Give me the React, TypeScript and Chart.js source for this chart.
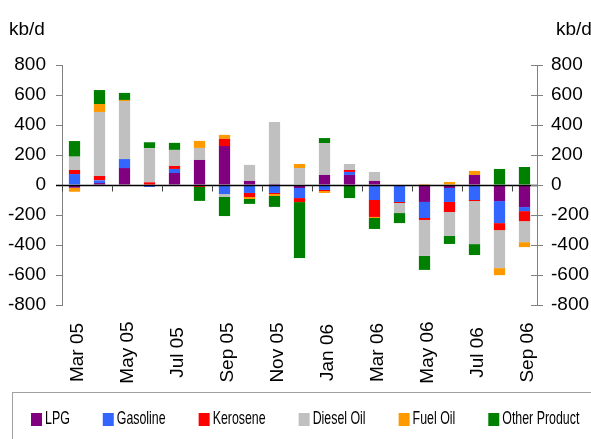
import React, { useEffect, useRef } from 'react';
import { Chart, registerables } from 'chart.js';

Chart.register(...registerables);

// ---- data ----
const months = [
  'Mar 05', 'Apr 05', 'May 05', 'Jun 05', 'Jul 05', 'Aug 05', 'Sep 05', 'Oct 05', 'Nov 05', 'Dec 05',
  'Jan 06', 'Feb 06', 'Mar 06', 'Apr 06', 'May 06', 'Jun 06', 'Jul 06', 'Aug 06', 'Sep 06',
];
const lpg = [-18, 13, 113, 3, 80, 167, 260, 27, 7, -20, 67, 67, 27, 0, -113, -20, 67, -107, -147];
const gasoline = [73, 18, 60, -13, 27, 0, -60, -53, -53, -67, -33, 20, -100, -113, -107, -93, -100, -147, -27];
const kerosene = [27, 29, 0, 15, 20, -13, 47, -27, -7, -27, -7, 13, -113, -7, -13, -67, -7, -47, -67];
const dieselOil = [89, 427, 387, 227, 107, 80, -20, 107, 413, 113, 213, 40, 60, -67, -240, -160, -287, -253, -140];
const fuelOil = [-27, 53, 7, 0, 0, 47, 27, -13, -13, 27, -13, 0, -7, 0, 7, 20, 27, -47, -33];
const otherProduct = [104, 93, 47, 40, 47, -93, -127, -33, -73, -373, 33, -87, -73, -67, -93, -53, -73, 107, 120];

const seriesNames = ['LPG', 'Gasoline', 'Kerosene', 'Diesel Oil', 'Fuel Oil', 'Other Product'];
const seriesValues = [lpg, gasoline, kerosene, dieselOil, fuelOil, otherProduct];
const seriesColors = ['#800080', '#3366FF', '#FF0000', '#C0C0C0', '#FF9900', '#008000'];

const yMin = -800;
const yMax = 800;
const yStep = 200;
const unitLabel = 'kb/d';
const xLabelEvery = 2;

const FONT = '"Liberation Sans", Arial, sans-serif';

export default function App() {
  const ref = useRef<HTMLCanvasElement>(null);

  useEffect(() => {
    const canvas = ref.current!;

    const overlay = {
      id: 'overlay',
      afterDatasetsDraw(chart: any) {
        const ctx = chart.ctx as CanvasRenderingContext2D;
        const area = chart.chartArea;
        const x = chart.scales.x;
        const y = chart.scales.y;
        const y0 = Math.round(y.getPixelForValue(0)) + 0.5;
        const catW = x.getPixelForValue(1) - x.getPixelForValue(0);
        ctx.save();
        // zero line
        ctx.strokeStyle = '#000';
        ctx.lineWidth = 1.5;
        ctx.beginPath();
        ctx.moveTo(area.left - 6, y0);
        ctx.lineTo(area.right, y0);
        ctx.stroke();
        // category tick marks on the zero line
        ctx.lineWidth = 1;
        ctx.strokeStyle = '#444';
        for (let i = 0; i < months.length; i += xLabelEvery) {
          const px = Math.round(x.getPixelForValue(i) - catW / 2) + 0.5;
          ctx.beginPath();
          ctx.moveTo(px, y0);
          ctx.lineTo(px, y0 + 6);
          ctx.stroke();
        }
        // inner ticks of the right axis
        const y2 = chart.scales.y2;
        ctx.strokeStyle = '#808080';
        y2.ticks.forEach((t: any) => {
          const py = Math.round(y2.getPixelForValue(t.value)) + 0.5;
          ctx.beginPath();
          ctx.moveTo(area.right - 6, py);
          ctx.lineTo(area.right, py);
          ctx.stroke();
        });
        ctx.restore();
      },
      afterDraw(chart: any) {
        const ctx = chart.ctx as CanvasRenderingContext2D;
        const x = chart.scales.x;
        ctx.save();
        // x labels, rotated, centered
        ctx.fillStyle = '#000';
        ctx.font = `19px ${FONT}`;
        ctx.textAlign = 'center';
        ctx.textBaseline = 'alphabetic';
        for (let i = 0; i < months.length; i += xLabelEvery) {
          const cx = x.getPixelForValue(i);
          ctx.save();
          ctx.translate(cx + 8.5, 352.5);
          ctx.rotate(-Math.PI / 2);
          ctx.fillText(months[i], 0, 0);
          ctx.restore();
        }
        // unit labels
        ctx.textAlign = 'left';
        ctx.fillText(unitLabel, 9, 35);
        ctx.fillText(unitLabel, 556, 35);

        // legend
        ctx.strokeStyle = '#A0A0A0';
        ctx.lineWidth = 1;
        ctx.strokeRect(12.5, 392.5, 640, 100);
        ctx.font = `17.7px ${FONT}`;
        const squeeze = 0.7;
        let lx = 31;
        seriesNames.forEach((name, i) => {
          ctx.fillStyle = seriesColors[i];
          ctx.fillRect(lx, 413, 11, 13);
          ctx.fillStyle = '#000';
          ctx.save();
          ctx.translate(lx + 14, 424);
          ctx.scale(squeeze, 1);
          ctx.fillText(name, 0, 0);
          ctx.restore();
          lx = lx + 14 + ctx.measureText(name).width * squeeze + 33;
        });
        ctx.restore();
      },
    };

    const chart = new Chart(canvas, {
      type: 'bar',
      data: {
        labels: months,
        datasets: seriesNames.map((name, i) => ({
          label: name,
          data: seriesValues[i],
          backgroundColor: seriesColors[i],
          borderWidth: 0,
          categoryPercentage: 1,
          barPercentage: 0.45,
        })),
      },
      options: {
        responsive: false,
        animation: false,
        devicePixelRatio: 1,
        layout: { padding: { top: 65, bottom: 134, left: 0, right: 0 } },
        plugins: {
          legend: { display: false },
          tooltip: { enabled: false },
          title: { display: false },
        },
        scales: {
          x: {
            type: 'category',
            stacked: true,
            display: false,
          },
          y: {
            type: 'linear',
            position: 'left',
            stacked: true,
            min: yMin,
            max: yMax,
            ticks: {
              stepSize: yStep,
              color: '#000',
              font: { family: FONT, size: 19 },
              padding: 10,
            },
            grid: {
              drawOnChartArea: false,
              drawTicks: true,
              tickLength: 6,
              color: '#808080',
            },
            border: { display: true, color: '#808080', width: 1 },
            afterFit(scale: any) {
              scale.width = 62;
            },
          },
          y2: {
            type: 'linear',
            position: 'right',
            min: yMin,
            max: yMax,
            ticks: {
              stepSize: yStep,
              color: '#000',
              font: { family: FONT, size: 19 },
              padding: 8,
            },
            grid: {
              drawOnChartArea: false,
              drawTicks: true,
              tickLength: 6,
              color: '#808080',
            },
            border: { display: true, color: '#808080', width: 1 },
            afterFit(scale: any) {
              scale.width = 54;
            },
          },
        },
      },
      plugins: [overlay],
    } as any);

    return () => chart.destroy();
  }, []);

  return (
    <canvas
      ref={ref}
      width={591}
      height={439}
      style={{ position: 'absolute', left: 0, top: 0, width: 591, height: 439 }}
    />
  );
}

————

EXERCISE DETAILS: Copy the data character for character, but drop all pictures from the copy.

CORRECT ANSWER:
Give me the React, TypeScript and Chart.js source for this chart.
import React, { useEffect, useRef } from 'react';
import { Chart, registerables } from 'chart.js';

Chart.register(...registerables);

// ---- data ----
const months = [
  'Mar 05', 'Apr 05', 'May 05', 'Jun 05', 'Jul 05', 'Aug 05', 'Sep 05', 'Oct 05', 'Nov 05', 'Dec 05',
  'Jan 06', 'Feb 06', 'Mar 06', 'Apr 06', 'May 06', 'Jun 06', 'Jul 06', 'Aug 06', 'Sep 06',
];
const lpg = [-18, 13, 113, 3, 80, 167, 260, 27, 7, -20, 67, 67, 27, 0, -113, -20, 67, -107, -147];
const gasoline = [73, 18, 60, -13, 27, 0, -60, -53, -53, -67, -33, 20, -100, -113, -107, -93, -100, -147, -27];
const kerosene = [27, 29, 0, 15, 20, -13, 47, -27, -7, -27, -7, 13, -113, -7, -13, -67, -7, -47, -67];
const dieselOil = [89, 427, 387, 227, 107, 80, -20, 107, 413, 113, 213, 40, 60, -67, -240, -160, -287, -253, -140];
const fuelOil = [-27, 53, 7, 0, 0, 47, 27, -13, -13, 27, -13, 0, -7, 0, 7, 20, 27, -47, -33];
const otherProduct = [104, 93, 47, 40, 47, -93, -127, -33, -73, -373, 33, -87, -73, -67, -93, -53, -73, 107, 120];

const seriesNames = ['LPG', 'Gasoline', 'Kerosene', 'Diesel Oil', 'Fuel Oil', 'Other Product'];
const seriesValues = [lpg, gasoline, kerosene, dieselOil, fuelOil, otherProduct];
const seriesColors = ['#800080', '#3366FF', '#FF0000', '#C0C0C0', '#FF9900', '#008000'];

const yMin = -800;
const yMax = 800;
const yStep = 200;
const unitLabel = 'kb/d';
const xLabelEvery = 2;

const FONT = '"Liberation Sans", Arial, sans-serif';

export default function App() {
  const ref = useRef<HTMLCanvasElement>(null);

  useEffect(() => {
    const canvas = ref.current!;

    const overlay = {
      id: 'overlay',
      afterDatasetsDraw(chart: any) {
        const ctx = chart.ctx as CanvasRenderingContext2D;
        const area = chart.chartArea;
        const x = chart.scales.x;
        const y = chart.scales.y;
        const y0 = Math.round(y.getPixelForValue(0)) + 0.5;
        const catW = x.getPixelForValue(1) - x.getPixelForValue(0);
        ctx.save();
        // zero line
        ctx.strokeStyle = '#000';
        ctx.lineWidth = 1.5;
        ctx.beginPath();
        ctx.moveTo(area.left - 6, y0);
        ctx.lineTo(area.right, y0);
        ctx.stroke();
        // category tick marks on the zero line
        ctx.lineWidth = 1;
        ctx.strokeStyle = '#444';
        for (let i = 0; i < months.length; i += xLabelEvery) {
          const px = Math.round(x.getPixelForValue(i) - catW / 2) + 0.5;
          ctx.beginPath();
          ctx.moveTo(px, y0);
          ctx.lineTo(px, y0 + 6);
          ctx.stroke();
        }
        // inner ticks of the right axis
        const y2 = chart.scales.y2;
        ctx.strokeStyle = '#808080';
        y2.ticks.forEach((t: any) => {
          const py = Math.round(y2.getPixelForValue(t.value)) + 0.5;
          ctx.beginPath();
          ctx.moveTo(area.right - 6, py);
          ctx.lineTo(area.right, py);
          ctx.stroke();
        });
        ctx.restore();
      },
      afterDraw(chart: any) {
        const ctx = chart.ctx as CanvasRenderingContext2D;
        const x = chart.scales.x;
        ctx.save();
        // x labels, rotated, centered
        ctx.fillStyle = '#000';
        ctx.font = `19px ${FONT}`;
        ctx.textAlign = 'center';
        ctx.textBaseline = 'alphabetic';
        for (let i = 0; i < months.length; i += xLabelEvery) {
          const cx = x.getPixelForValue(i);
          ctx.save();
          ctx.translate(cx + 8.5, 352.5);
          ctx.rotate(-Math.PI / 2);
          ctx.fillText(months[i], 0, 0);
          ctx.restore();
        }
        // unit labels
        ctx.textAlign = 'left';
        ctx.fillText(unitLabel, 9, 35);
        ctx.fillText(unitLabel, 556, 35);

        // legend
        ctx.strokeStyle = '#A0A0A0';
        ctx.lineWidth = 1;
        ctx.strokeRect(12.5, 392.5, 640, 100);
        ctx.font = `17.7px ${FONT}`;
        const squeeze = 0.7;
        let lx = 31;
        seriesNames.forEach((name, i) => {
          ctx.fillStyle = seriesColors[i];
          ctx.fillRect(lx, 413, 11, 13);
          ctx.fillStyle = '#000';
          ctx.save();
          ctx.translate(lx + 14, 424);
          ctx.scale(squeeze, 1);
          ctx.fillText(name, 0, 0);
          ctx.restore();
          lx = lx + 14 + ctx.measureText(name).width * squeeze + 33;
        });
        ctx.restore();
      },
    };

    const chart = new Chart(canvas, {
      type: 'bar',
      data: {
        labels: months,
        datasets: seriesNames.map((name, i) => ({
          label: name,
          data: seriesValues[i],
          backgroundColor: seriesColors[i],
          borderWidth: 0,
          categoryPercentage: 1,
          barPercentage: 0.45,
        })),
      },
      options: {
        responsive: false,
        animation: false,
        devicePixelRatio: 1,
        layout: { padding: { top: 65, bottom: 134, left: 0, right: 0 } },
        plugins: {
          legend: { display: false },
          tooltip: { enabled: false },
          title: { display: false },
        },
        scales: {
          x: {
            type: 'category',
            stacked: true,
            display: false,
          },
          y: {
            type: 'linear',
            position: 'left',
            stacked: true,
            min: yMin,
            max: yMax,
            ticks: {
              stepSize: yStep,
              color: '#000',
              font: { family: FONT, size: 19 },
              padding: 10,
            },
            grid: {
              drawOnChartArea: false,
              drawTicks: true,
              tickLength: 6,
              color: '#808080',
            },
            border: { display: true, color: '#808080', width: 1 },
            afterFit(scale: any) {
              scale.width = 62;
            },
          },
          y2: {
            type: 'linear',
            position: 'right',
            min: yMin,
            max: yMax,
            ticks: {
              stepSize: yStep,
              color: '#000',
              font: { family: FONT, size: 19 },
              padding: 8,
            },
            grid: {
              drawOnChartArea: false,
              drawTicks: true,
              tickLength: 6,
              color: '#808080',
            },
            border: { display: true, color: '#808080', width: 1 },
            afterFit(scale: any) {
              scale.width = 54;
            },
          },
        },
      },
      plugins: [overlay],
    } as any);

    return () => chart.destroy();
  }, []);

  return (
    <canvas
      ref={ref}
      width={591}
      height={439}
      style={{ position: 'absolute', left: 0, top: 0, width: 591, height: 439 }}
    />
  );
}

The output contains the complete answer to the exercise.